Ternyata apa yang Pak Habibie tuliskan bukan hanya sebuah cerita biasa, setelah jadi cerita itu merupakan sebuah cerita yang mampu menginspirasi dan mengajarkan tentang kekuatan cinta bagi semua orang. Akhirnya, cerita cinta beliaupun terbit dalam sebuah buku berjudul Habibie-Ainun. Buku itu bestseller di kemudian hari.

Tak cukup dengan buku, sebuah production house kemudian memfilmkan cerita cinta dari Pak Habibie. Film itu berjudul sama dengan bukunya.

Saya sempat sedikit kecewa pada saat acara. Beberapa orang yang beruntung mendapatkan buku Habibie-Ainun plus dengan tanda tangan langsung Pak Habibie. Saya sangat berharap, tapi sayang mungkin belum jodohnya. Relakan.

Sebuah pengalaman tak terlupakan seumur hidup lainnya pun menyapa saya kemudian, ketika presenter mengumumkan 100 orang yang mendapat kesempatan menonton film Habibie-Ainun satu bioskop dengan Pak Habibie, nama saya termasuk didalamnya. Terpampang dengan sangat lengkap dan jelas.

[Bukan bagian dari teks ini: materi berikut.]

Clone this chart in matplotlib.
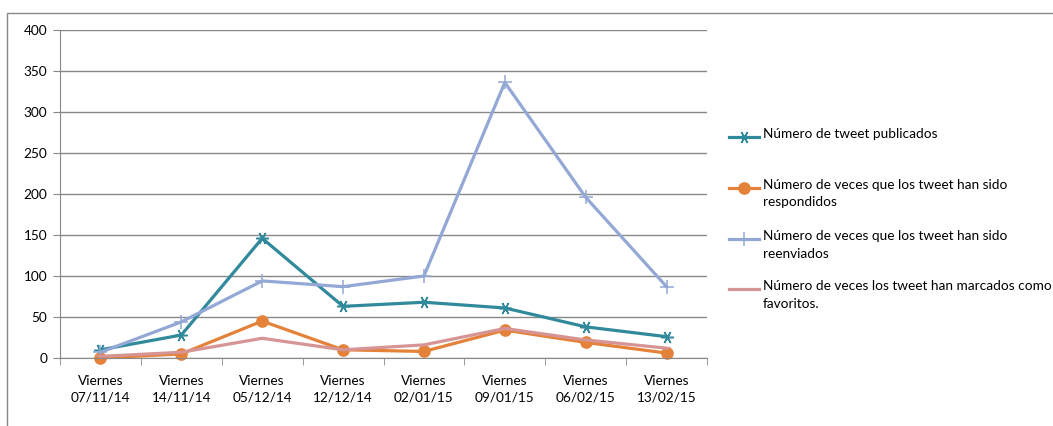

Nama yang panjang, ditulis tanpa disingkat satu katapun plus huruf besar semua tentu tidak sulit ditemukan dan dikenali. Teman-teman saya yang saya ajak waktu itupun semua kebagian golden ticket tersebut.

Fast forward, saya pun sudah duduk satu bioskop dengan Pak Habibie menyaksikan film Habibie-Ainun. Saya mungkin tidak bisa menceritakan dengan jelas tentang film tersebut, tapi saya punya sebuah analogi. Jika kita sekarang menerjemahkan kisah cinta romantis Romeo & Juliet dalam cerita Indonesia, Habibie-Ainun merupakan padanan yang sangat tepat untuk itu.

Ada satu momen ditengah-tengah film ketika pikiran saya berhenti mencerna film dan berpikir tentang hari saya saat itu. Melihat kanan dan kiri saya ada teman-teman menemani, dan saya sedang satu bioskop dengan Presiden ke-3 RI. Saya merasa sangat bersyukur, mengalami pengalaman langka seperti itu walaupun tidak berkesempatan berinteraksi langsung, atau berfoto dengan Pak Habibie. Sebuah hari yang akan selalu ingat seumur hidup.

Saya mencoba merangkum apa yang saya alami hari itu, dan saya mendapatkan sebuah kata yang pas, Happy.